Pierwsze wrażenie: rozgrywkowo ma najbliżej do typowego jRPGa i w efekcie stanowi coś pomiędzy klasycznym SMT a dungeonami z Persony. Każdy z członków drużyny ma swoją "demonową" formę, można z automatu łączyć umiejętności w kombosy, ale odpada całkowicie gadanie z demonami i fuzje. Dostaje się w zamian potężny skill tree (taki Sphere Grid z FFX, tylko zrobiony poprawnie) i świetny system zdobywania AP, punktów potrzebnych do masterowania danego czaru czy ataku. Komendą typu "hunt" można zjadać przeciwników, zapewniając sobie sporego boosta AP. Przy masakrycznie częstym random encounter rate kombinowanie z osłabianiem wrogów, żeby odpowiednio szybko podpakować bohaterów daje trochę urozmaicenia. Dodatkowo skille, których się uczymy pamiętamy na zawsze, czyli można nimi żonglować do woli.

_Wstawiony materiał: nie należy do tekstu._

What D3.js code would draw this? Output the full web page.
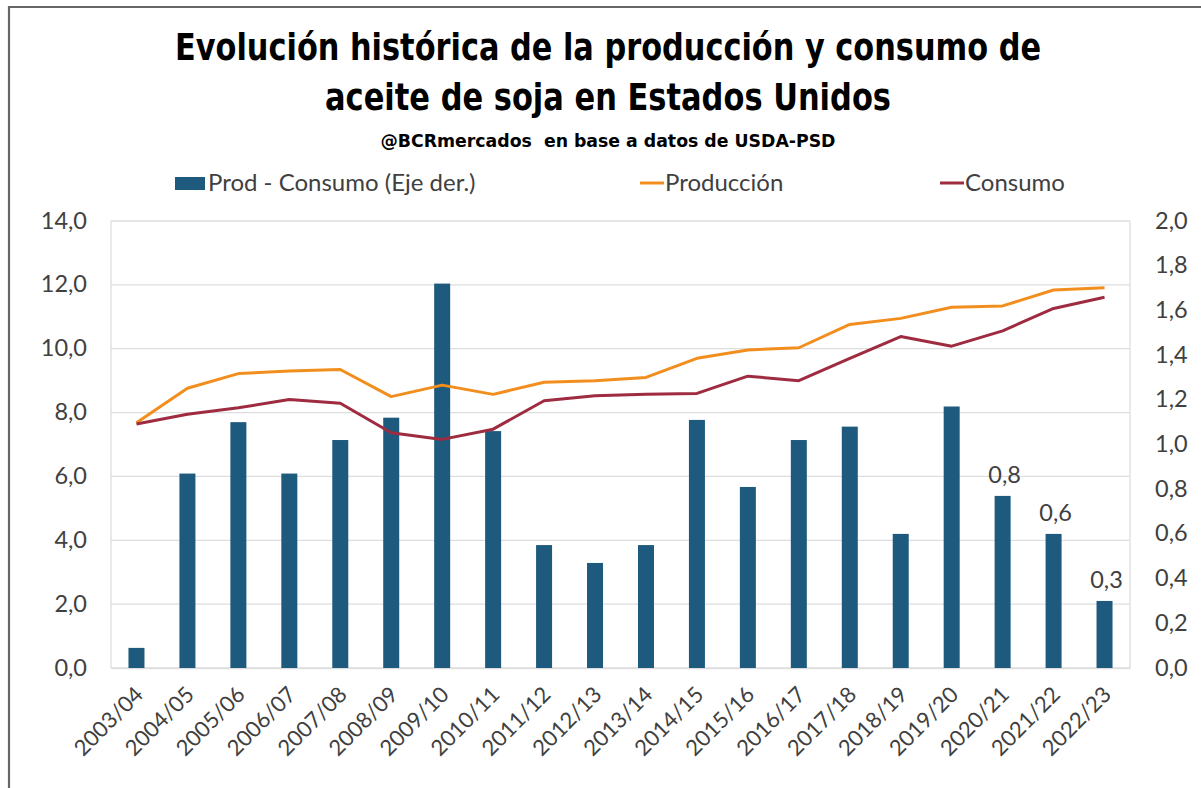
<!DOCTYPE html>
<html>
<head>
<meta charset="utf-8">
<script src="https://cdn.jsdelivr.net/npm/d3@7"></script>
<style>
html,body{margin:0;padding:0;background:#fff;}
svg{display:block;}
</style>
</head>
<body>
<svg id="chart" width="1201" height="788"></svg>
<script>
const categories = ["2003/04","2004/05","2005/06","2006/07","2007/08","2008/09","2009/10","2010/11","2011/12","2012/13","2013/14","2014/15","2015/16","2016/17","2017/18","2018/19","2019/20","2020/21","2021/22","2022/23"];
const produccion = [7.68,8.76,9.22,9.30,9.35,8.50,8.86,8.57,8.95,9.00,9.10,9.70,9.96,10.03,10.76,10.95,11.30,11.34,11.84,11.91];
const consumo = [7.64,7.95,8.15,8.41,8.29,7.37,7.16,7.48,8.37,8.53,8.57,8.60,9.14,9.00,9.70,10.38,10.08,10.56,11.26,11.61];
const diferencia = [0.09,0.87,1.10,0.87,1.02,1.12,1.72,1.06,0.55,0.47,0.55,1.11,0.81,1.02,1.08,0.60,1.17,0.77,0.60,0.30];
const labelled = ["2020/21","2021/22","2022/23"];
const leftTicks = [0,2,4,6,8,10,12,14];
const rightTicks = [0,0.2,0.4,0.6,0.8,1.0,1.2,1.4,1.6,1.8,2.0];
const titleLines = ["Evolución histórica de la producción y consumo de","aceite de soja en Estados Unidos"];
const subtitle = "@BCRmercados  en base a datos de USDA-PSD";
const legendItems = [
  {name:"Prod - Consumo (Eje der.)", type:"bar"},
  {name:"Producción", type:"line"},
  {name:"Consumo", type:"line"}
];

const colors = {bar:"#1d5a7d", prod:"#f28e1e", cons:"#9e2b3f"};
const loc = d3.formatLocale({decimal:",", thousands:".", grouping:[3], currency:["$",""]});
const f1 = loc.format(".1f");

const svg = d3.select("#chart");
const L = 111, R = 1130, T = 221, B = 668;
const font = "Lato, 'Open Sans', sans-serif";

// frame
svg.append("line").attr("x1",8).attr("x2",1201).attr("y1",7).attr("y2",7).attr("stroke","#666").attr("stroke-width",2.2);
svg.append("line").attr("x1",9).attr("x2",9).attr("y1",6).attr("y2",788).attr("stroke","#666").attr("stroke-width",2.2);

const x = d3.scaleBand().domain(categories).range([L,R]).paddingInner(0.686).paddingOuter(0.343);
const yL = d3.scaleLinear().domain([0,14]).range([B,T]);
const yR = d3.scaleLinear().domain([0,2]).range([B,T]);
const cx = d => x(d) + x.bandwidth()/2;

// gridlines
svg.append("g").selectAll("line").data(leftTicks).join("line")
  .attr("x1",L).attr("x2",R).attr("y1",d=>yL(d)).attr("y2",d=>yL(d))
  .attr("stroke","#dedede").attr("stroke-width",1.3);
svg.append("line").attr("x1",L).attr("x2",L).attr("y1",T).attr("y2",B).attr("stroke","#dedede").attr("stroke-width",1.3);
svg.append("line").attr("x1",R).attr("x2",R).attr("y1",T).attr("y2",B).attr("stroke","#dedede").attr("stroke-width",1.3);

// left axis
const axL = svg.append("g").attr("transform",`translate(${L},0)`)
  .call(d3.axisLeft(yL).tickValues(leftTicks).tickFormat(f1).tickSize(0).tickPadding(24));
axL.select(".domain").remove();
axL.selectAll("text").attr("font-family",font).attr("font-size",23.5).attr("fill","#404040").attr("dy","0.3em");

// right axis
const axR = svg.append("g").attr("transform",`translate(${R},0)`)
  .call(d3.axisRight(yR).tickValues(rightTicks).tickFormat(f1).tickSize(0).tickPadding(25));
axR.select(".domain").remove();
axR.selectAll("text").attr("font-family",font).attr("font-size",23.5).attr("fill","#404040").attr("dy","0.3em");

// x axis
const axX = svg.append("g").attr("transform",`translate(0,${B})`)
  .call(d3.axisBottom(x).tickSize(0).tickPadding(0));
axX.select(".domain").attr("stroke","#dedede").attr("stroke-width",1.3);
axX.selectAll("text").attr("font-family",font).attr("font-size",22).attr("fill","#404040")
  .attr("text-anchor","end").attr("dy",0).attr("y",0)
  .attr("transform","translate(8,28) rotate(-45)");

// bars
svg.append("g").selectAll("rect").data(categories).join("rect")
  .attr("x",d=>x(d)).attr("width",x.bandwidth())
  .attr("y",(d,i)=>yR(diferencia[i])).attr("height",(d,i)=>B-yR(diferencia[i]))
  .attr("fill",colors.bar);

// bar labels
svg.append("g").selectAll("text").data(categories.filter(c=>labelled.includes(c))).join("text")
  .attr("x",d=>cx(d)+2).attr("y",d=>yR(diferencia[categories.indexOf(d)])-13)
  .attr("text-anchor","middle").attr("font-family",font).attr("font-size",23.5).attr("fill","#404040")
  .text(d=>f1(diferencia[categories.indexOf(d)]));

// lines
const line = arr => d3.line().x((d,i)=>cx(categories[i])).y(d=>yL(d))(arr);
svg.append("path").attr("d",line(produccion)).attr("fill","none").attr("stroke",colors.prod).attr("stroke-width",3).attr("stroke-linejoin","round");
svg.append("path").attr("d",line(consumo)).attr("fill","none").attr("stroke",colors.cons).attr("stroke-width",3).attr("stroke-linejoin","round");

// title
const tl = [{t:titleLines[0], y:60, w:866, cx:608},{t:titleLines[1], y:110, w:566, cx:608}];
svg.append("g").selectAll("text").data(tl).join("text")
  .attr("x",d=>d.cx).attr("y",d=>d.y).attr("text-anchor","middle")
  .attr("font-family","'Liberation Sans Narrow','DejaVu Sans Condensed','Liberation Sans',sans-serif")
  .attr("font-weight","bold").attr("font-size",38).attr("fill","#000")
  .attr("textLength",d=>d.w).attr("lengthAdjust","spacingAndGlyphs")
  .text(d=>d.t);
svg.append("text").attr("x",608).attr("y",147).attr("text-anchor","middle")
  .attr("font-family","'Liberation Sans Narrow','DejaVu Sans Condensed','Liberation Sans',sans-serif")
  .attr("font-weight","bold").attr("font-size",17.5).attr("fill","#000")
  .attr("textLength",455).attr("lengthAdjust","spacingAndGlyphs")
  .style("white-space","pre").text(subtitle);

// legend
const legX = [175, 640, 940];
const lg = svg.append("g");
legendItems.forEach((it,i)=>{
  const g = lg.append("g").attr("transform",`translate(${legX[i]},183)`);
  if(it.type==="bar"){
    g.append("rect").attr("x",0).attr("y",-6).attr("width",30).attr("height",13).attr("fill",colors.bar);
  } else {
    g.append("line").attr("x1",0).attr("x2",24).attr("y1",0).attr("y2",0)
      .attr("stroke", i===1?colors.prod:colors.cons).attr("stroke-width",3);
  }
  g.append("text").attr("x", it.type==="bar"?33:25).attr("y",0).attr("dy","0.33em")
    .attr("font-family",font).attr("font-size",24).attr("fill","#404040").text(it.name);
});
</script>
</body>
</html>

Post-apokaliptyczny świat gry łączy futurystyczne elementy z hinduską architekturą i mitologią. Widać to też po użytej w grze terminologii - "Persony" bohaterów nazywają się w DDS Atma, skille zdobywa się przez zakup Mantry, a zamiast na następny level awansuje się na wyższy stopień Karmy.
Fabularnie na razie zbyt daleko nie jestem. Toczy się walka między pięcioma klanami o to, który klan dostanie się do Nirvany. Sprawę komplikuje fakt, że nagle wszyscy ludzie stają się pół-demonami i żeby przeżyć muszą się nawzajem zjadać. Oczywiście nie obyło się bez najbardziej oklepanego w jRPGach motywu: dziewczyna z amnezją zdaje się odgrywać kluczową rolę w rozwiązaniu zagadki czemu takie nieszczęście spotkało i tak już przygnębionych mocno ciągłą wojną między sobą ludzi.
Podobają mi się główni bohaterowie. Z jednej strony porywczy i agresywny Heat, który z miejsca zaakceptował nowe reguły gry i podoba mu się rozpruwanie przeciwników jako potwór, a z drugiej Argilla, którą traktuje swój kanibalizm jako coś odrażającego i chciałaby jak najszybciej powrócić do normalności - czuję dramę w powietrzu
Muzyka jest też niczego sobie:
Zapowiada się na uber-klimatowego dungeon crawlera.
Megatenów skończyłem od groma, ale zawsze strasznie wkurzały mnie w tej serii dungeony. Brzydkie, rozwleczone, nudne - nie inaczej jest w Digital Devil Saga. W sumie obie DDSy nie są są złe (dwójka lepsza), ale IMO wyżej stawiam Persony czy SMT:Nocturne.